Virginia Beach family travels across the country to bring awareness to veteran suicide

Virginia Beach

VIRGINIA BEACH, Va. (WAVY) – Statistics show that every day, at least 22 veterans die by suicide.

On Jan. 19, a Virginia Beach woman’s husband became one of the 22 — but she is on a mission to not only help her family heal but prevent this type of pain for other families.

Tanya McNabb knows doing one push-up isn’t going to save a life, but she hopes doing the push-ups while sharing information about veteran suicide rates and prevention resources will. 

McNabb posted her first “22 push-ups each day for veterans” video this month, and the first name she recognized is her husband, Mark.

“He was the strongest person I knew and I thought I could help him and I tried, I tried to save him,” she explained.

On Jan. 19, after a long battle with PTSD and depression, Mark took his life.

Since then, she has started the 22 push-ups a day challenge with her children.

“He was an amazing dad and absolutely loved his children and he was the love of my life,” she said.

Tanya says his mental health after being in the military for years deteriorated.

“I ended up becoming his caregiver because it got so bad for him and unfortunately he lost his battle with his demons,” she said.

Monday marks six months and one day since his death and his 36th birthday.
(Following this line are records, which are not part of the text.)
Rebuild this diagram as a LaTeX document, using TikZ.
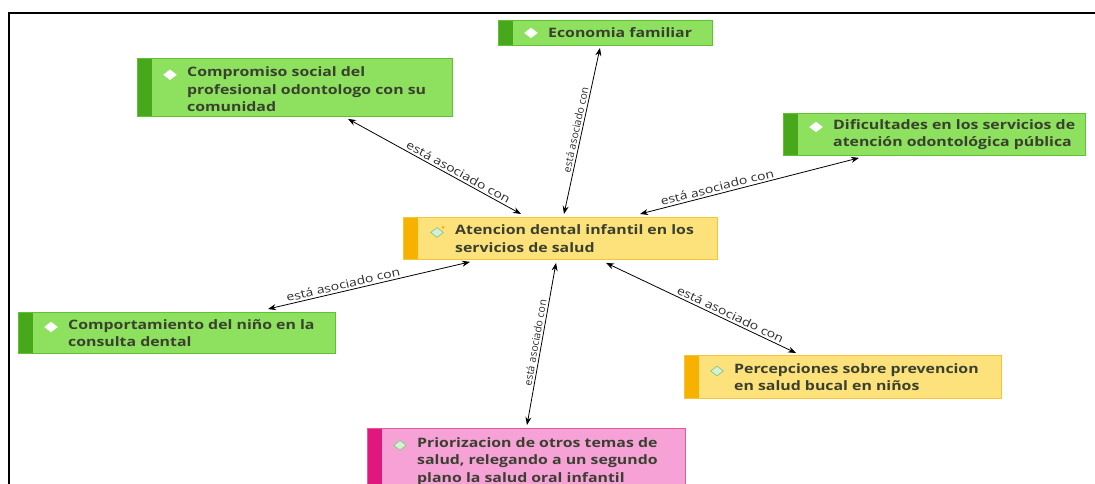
\documentclass[tikz,border=0pt]{standalone}
\usepackage{fontspec}
\setmainfont{Open Sans}[FakeStretch=1.22]
\newfontfamily\uprightlabel{Open Sans}
\usetikzlibrary{arrows.meta,shapes.geometric,calc}

% concept colours: fill, border, side strip
\definecolor{gfill}{HTML}{8DE15E}
\definecolor{gborder}{HTML}{62C033}
\definecolor{gstrip}{HTML}{46A81A}
\definecolor{yfill}{HTML}{FDE27B}
\definecolor{yborder}{HTML}{F3C53A}
\definecolor{ystrip}{HTML}{F7B200}
\definecolor{pfill}{HTML}{F7A2D7}
\definecolor{pborder}{HTML}{E9559F}
\definecolor{pstrip}{HTML}{E0187E}
\definecolor{txtcol}{HTML}{3A4030}
\definecolor{lblcol}{HTML}{2E2E2E}
\definecolor{diamfill}{HTML}{D6F0D6}
\definecolor{diamdraw}{HTML}{86C786}

\tikzset{
  box/.style={rectangle, draw=#1border, fill=#1fill, line width=0.9pt,
    anchor=north west, inner sep=0pt,
    path picture={\fill[#1strip] (path picture bounding box.south west)
      rectangle ([xshift=15pt]path picture bounding box.north west);}},
  boxtext/.style={anchor=west, align=left, inner sep=0pt, text=txtcol,
    font=\bfseries\fontsize{13}{17.5}\selectfont},
  diamw/.style={diamond, draw=white, fill=white, inner sep=0pt,
    minimum width=13pt, minimum height=10pt},
  diamc/.style={diamond, draw=diamdraw, fill=diamfill, line width=0.7pt,
    inner sep=0pt, minimum width=13pt, minimum height=10pt},
  assoc/.style={{Stealth[length=8pt,width=6pt]}-{Stealth[length=8pt,width=6pt]},
    line width=0.8pt, black},
  lbl/.style={sloped, above, inner sep=2pt, text=lblcol,
    font=\fontsize{11.5}{13}\selectfont},
  lblv/.style={sloped, above, inner sep=2pt, text=lblcol,
    font=\uprightlabel\fontsize{10.5}{12}\selectfont},
}

\begin{document}
\begin{tikzpicture}[x=1pt, y=-1pt]
\useasboundingbox (0,0) rectangle (1095,484);
\clip (0,0) rectangle (1095,484);

% outer frame
\draw[line width=2pt] (1095,13) -- (9,13) -- (9,490);

% central concept
\node[box=y, minimum width=314pt, minimum height=42pt] (cen) at (403,217) {};
\node[boxtext] (cenT) at ([xshift=52pt]cen.west)
  {Atencion dental infantil en los\\servicios de salud};
\node[diamc] (cenD) at ([xshift=-18pt,yshift=-8pt]cenT.north west) {};
\node[circle, fill=ystrip, inner sep=0pt, minimum size=3pt] (cenDot)
  at ([xshift=6pt,yshift=5pt]cenD.center) {};

% economia familiar
\node[box=g, minimum width=214pt, minimum height=25pt] (eco) at (498,20) {};
\node[boxtext] (ecoT) at ([xshift=50pt]eco.west) {Economia familiar};
\node[diamw] (ecoD) at ([xshift=-17pt]ecoT.west) {};

% compromiso social
\node[box=g, minimum width=315pt, minimum height=58pt] (comp) at (137,58) {};
\node[boxtext] (compT) at ([xshift=50pt,yshift=-2pt]comp.west)
  {Compromiso social del\\profesional odontologo con su\\comunidad};
\node[diamw] (compD) at ([xshift=-17pt,yshift=-8pt]compT.north west) {};

% dificultades
\node[box=g, minimum width=302pt, minimum height=42pt] (dif) at (783,113) {};
\node[boxtext] (difT) at ([xshift=50pt]dif.west)
  {Dificultades en los servicios de\\atención odontológica pública};
\node[diamw] (difD) at ([xshift=-17pt,yshift=-8pt]difT.north west) {};

% comportamiento
\node[box=g, minimum width=317pt, minimum height=41pt] (comport) at (18,312) {};
\node[boxtext] (comportT) at ([xshift=50pt]comport.west)
  {Comportamiento del niño en la\\consulta dental};
\node[diamw] (comportD) at ([xshift=-17pt,yshift=-8pt]comportT.north west) {};

% percepciones
\node[box=y, minimum width=317pt, minimum height=43pt] (perc) at (684,355) {};
\node[boxtext] (percT) at ([xshift=50pt]perc.west)
  {Percepciones sobre prevencion\\en salud bucal en niños};
\node[diamc] (percD) at ([xshift=-17pt,yshift=-8pt]percT.north west) {};

% priorizacion
\node[box=p, minimum width=318pt, minimum height=62pt] (prior) at (367,428) {};
\node[boxtext] (priorT) at ([xshift=50pt,yshift=-2pt]prior.west)
  {Priorizacion de otros temas de\\salud, relegando a un segundo\\plano la salud oral infantil};
\node[diamc] (priorD) at ([xshift=-17pt,yshift=-8pt]priorT.north west) {};

% associations
\draw[assoc] ([xshift=211pt,yshift=-2pt]comp.south west)
  -- node[lbl, pos=0.62] {está asociado con} ([xshift=118pt,yshift=3pt]cen.north west);
\draw[assoc] ([xshift=102pt,yshift=-2pt]eco.south west)
  -- node[lblv, pos=0.5] {está asociado con} ([xshift=161pt,yshift=3pt]cen.north west);
\draw[assoc] ([xshift=76pt,yshift=-2pt]dif.south west)
  -- node[lbl, pos=0.64] {está asociado con} ([xshift=237pt,yshift=3pt]cen.north west);
\draw[assoc] ([xshift=250pt,yshift=3pt]comport.north west)
  -- node[lbl, pos=0.38] {está asociado con} ([xshift=67pt,yshift=-2pt]cen.south west);
\draw[assoc] ([xshift=160pt,yshift=3pt]prior.north west)
  -- node[lblv, pos=0.5] {está asociado con} ([xshift=153pt,yshift=-3pt]cen.south west);
\draw[assoc] ([xshift=112pt,yshift=2pt]perc.north west)
  -- node[lbl, pos=0.36] {está asociado con} ([xshift=203pt,yshift=-3pt]cen.south west);
\end{tikzpicture}
\end{document}
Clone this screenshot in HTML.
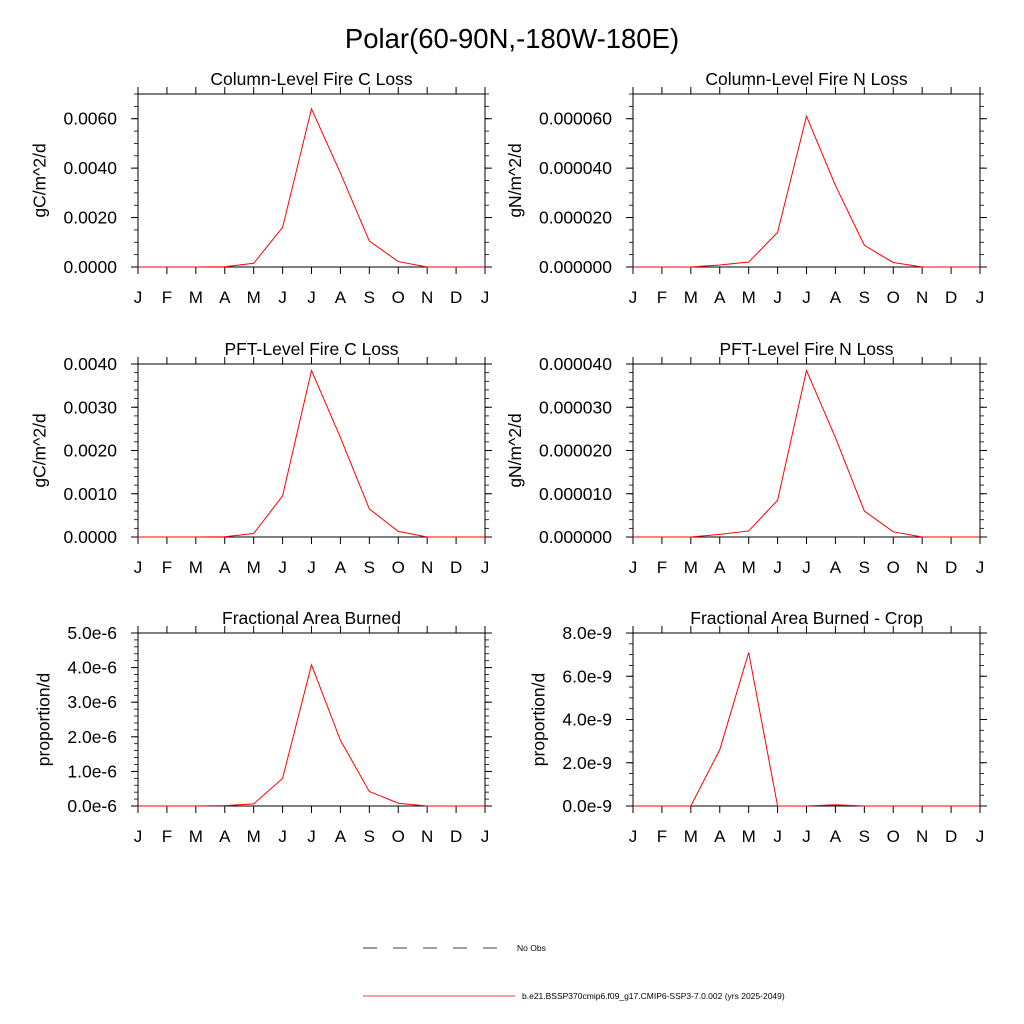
<!DOCTYPE html>
<html><head><meta charset="utf-8"><style>
html,body{margin:0;padding:0;background:#fff;}
svg{display:block;font-family:"Liberation Sans",sans-serif;}
</style></head><body>
<svg id="chart" width="1024" height="1024" viewBox="0 0 1024 1024" xmlns="http://www.w3.org/2000/svg">
<rect width="1024" height="1024" fill="#fff"/>
<text x="512" y="48" font-size="27.5" text-anchor="middle">Polar(60-90N,-180W-180E)</text>
<g>
<line x1="363" y1="948" x2="512" y2="948" stroke="#000" stroke-width="0.8" stroke-dasharray="14,16"/>
<text x="517" y="951" font-size="8.5">No Obs</text>
<line x1="363" y1="996" x2="515" y2="996" stroke="#d00" stroke-width="0.8"/>
<text x="522" y="999" font-size="8.5">b.e21.BSSP370cmip6.f09_g17.CMIP6-SSP3-7.0.002 (yrs 2025-2049)</text>
</g>
</svg>
<script>
const months = ["J","F","M","A","M","J","J","A","S","O","N","D","J"];
const colC = [0,0,0,0.00001,0.00015,0.0016,0.0064,0.0038,0.00105,0.00022,0,0,0];
const colN = [0,0,0,0.0000008,0.000002,0.000014,0.000061,0.000033,0.0000088,0.0000018,0,0,0];
const pftC = [0,0,0,0.000005,0.00008,0.00095,0.00385,0.0023,0.00065,0.00013,0,0,0];
const pftN = [0,0,0,0.0000006,0.0000014,0.0000085,0.0000385,0.000023,0.000006,0.0000012,0,0,0];
const fracArea = [0,0,0,0.01e-6,0.06e-6,0.8e-6,4.08e-6,1.9e-6,0.42e-6,0.08e-6,0,0,0];
const cropArea = [0,0,0,2.6e-9,7.1e-9,0,0,0.06e-9,0,0,0,0,0];
const colCTicks = ["0.0000","0.0020","0.0040","0.0060"];
const colNTicks = ["0.000000","0.000020","0.000040","0.000060"];
const pftCTicks = ["0.0000","0.0010","0.0020","0.0030","0.0040"];
const pftNTicks = ["0.000000","0.000010","0.000020","0.000030","0.000040"];
const fracTicks = ["0.0e-6","1.0e-6","2.0e-6","3.0e-6","4.0e-6","5.0e-6"];
const cropTicks = ["0.0e-9","2.0e-9","4.0e-9","6.0e-9","8.0e-9"];

const NS="http://www.w3.org/2000/svg";
const svg=document.getElementById('chart');
function mk(tag,attrs,parent){const e=document.createElementNS(NS,tag);for(const k in attrs)e.setAttribute(k,attrs[k]);parent.appendChild(e);return e;}

const panels=[
 {name:"column-fire-c",title:"Column-Level Fire C Loss",yt:"gC/m^2/d",data:colC,ticks:colCTicks,step:0.002,max:0.007,minor:0.0005,x0:138,y0:94},
 {name:"column-fire-n",title:"Column-Level Fire N Loss",yt:"gN/m^2/d",data:colN,ticks:colNTicks,step:0.00002,max:0.00007,minor:0.000005,x0:633,y0:94},
 {name:"pft-fire-c",title:"PFT-Level Fire C Loss",yt:"gC/m^2/d",data:pftC,ticks:pftCTicks,step:0.001,max:0.004,minor:0.0002,x0:138,y0:364},
 {name:"pft-fire-n",title:"PFT-Level Fire N Loss",yt:"gN/m^2/d",data:pftN,ticks:pftNTicks,step:0.00001,max:0.00004,minor:0.000002,x0:633,y0:364},
 {name:"fractional-area-burned",title:"Fractional Area Burned",yt:"proportion/d",data:fracArea,ticks:fracTicks,step:1e-6,max:5e-6,minor:0.2e-6,x0:138,y0:633},
 {name:"fractional-area-burned-crop",title:"Fractional Area Burned - Crop",yt:"proportion/d",data:cropArea,ticks:cropTicks,step:2e-9,max:8e-9,minor:0.5e-9,x0:633,y0:633}
];
const W=347,H=173;
panels.forEach(p=>{
 const g=mk('g',{},svg);
 
 
 const xs=i=>p.x0+i*W/12;
 const ys=v=>p.y0+H-v/p.max*H;
 const t=mk('text',{x:p.x0+W/2,y:p.y0-9,'font-size':17.5,'text-anchor':'middle'},g);
 t.textContent=p.title;
 
 
 const nMinor=Math.round(p.max/p.minor);
 for(let k=0;k<=nMinor;k++){const y=ys(k*p.minor);
  mk('line',{x1:p.x0-4,y1:y,x2:p.x0,y2:y,stroke:'#000','stroke-width':0.8},g);
  mk('line',{x1:p.x0+W,y1:y,x2:p.x0+W+4,y2:y,stroke:'#000','stroke-width':0.8},g);}
 let maxW=0;
 p.ticks.forEach((lab,k)=>{const y=ys(k*p.step);
  mk('line',{x1:p.x0-7,y1:y,x2:p.x0,y2:y,stroke:'#000','stroke-width':1},g);
  mk('line',{x1:p.x0+W,y1:y,x2:p.x0+W+7,y2:y,stroke:'#000','stroke-width':1},g);
  const tl=mk('text',{x:p.x0-21,y:y+6,'font-size':17.5,'text-anchor':'end'},g);
  tl.textContent=lab;
  
  
  maxW=Math.max(maxW,tl.getComputedTextLength());});
 months.forEach((m,i)=>{const x=xs(i);
  mk('line',{x1:x,y1:p.y0+H,x2:x,y2:p.y0+H+7,stroke:'#000','stroke-width':1},g);
  mk('line',{x1:x,y1:p.y0-7,x2:x,y2:p.y0,stroke:'#000','stroke-width':1},g);
  const tl=mk('text',{x:x,y:p.y0+H+36,'font-size':17,'text-anchor':'middle'},g);
  tl.textContent=m;
  
  });
 const tx=p.x0-21-maxW-18;
 const yt=mk('text',{x:0,y:0,'font-size':17.5,'text-anchor':'middle',transform:`translate(${tx},${p.y0+H/2}) rotate(-90)`},g);
 yt.textContent=p.yt;
 
 
 const fr=mk('rect',{x:p.x0,y:p.y0,width:W,height:H,fill:'none',stroke:'#000','stroke-width':1},g);
 
 
 const pl=mk('polyline',{points:p.data.map((v,i)=>xs(i)+','+ys(v)).join(' '),fill:'none',stroke:'#f00','stroke-width':1},g);
 
 
});
</script>
</body></html>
So, McNabb decided it was time to try and move on. The family packed up and are traveling across the country to spread his ashes and a message.

Involving her children is important to her.

“Teaching them respect with the reason we are doing this is too respect those that gave their lives for our country,” she said.

She said this has also been hard on her kids

“My daughter felt like it was her fault because she wasn’t a good enough kid, and my son, he just wants a dad. He’s so young. He doesn’t understand,” she explained, adding that even in the moments he died it would be hard.

“I just remember my first thought when they pronounced him dead that I just screamed at the top of my lungs that he is not going to be there to walk her down the aisle. That is where my mind went. Every little girl should have her daddy walk her down the aisle,” she said.

She says the push-ups are easy, but getting the message out especially during the pandemic is the hard work.

(Photo courtesy: McNabb family)

“I’m scared to death that numbers are going to go up because the isolation and not having advocates for them and I just want people to see that we love them, people love them and that if you know a veteran or you know an active duty member that is struggling just reach out,” she said.

But if it saves anyone the pain her family has felt, she says it’s worth it.

“Let them know they’re loved and not to follow through with it, ’cause I don’t want anyone else to go through what I’m going through what we had to go through it’s a nightmare,” she said

They are making their way to Hawaii where they would like to spread his ashes.

McNabb says she thanks everyone for the support and hopes their message reaches the people who need it.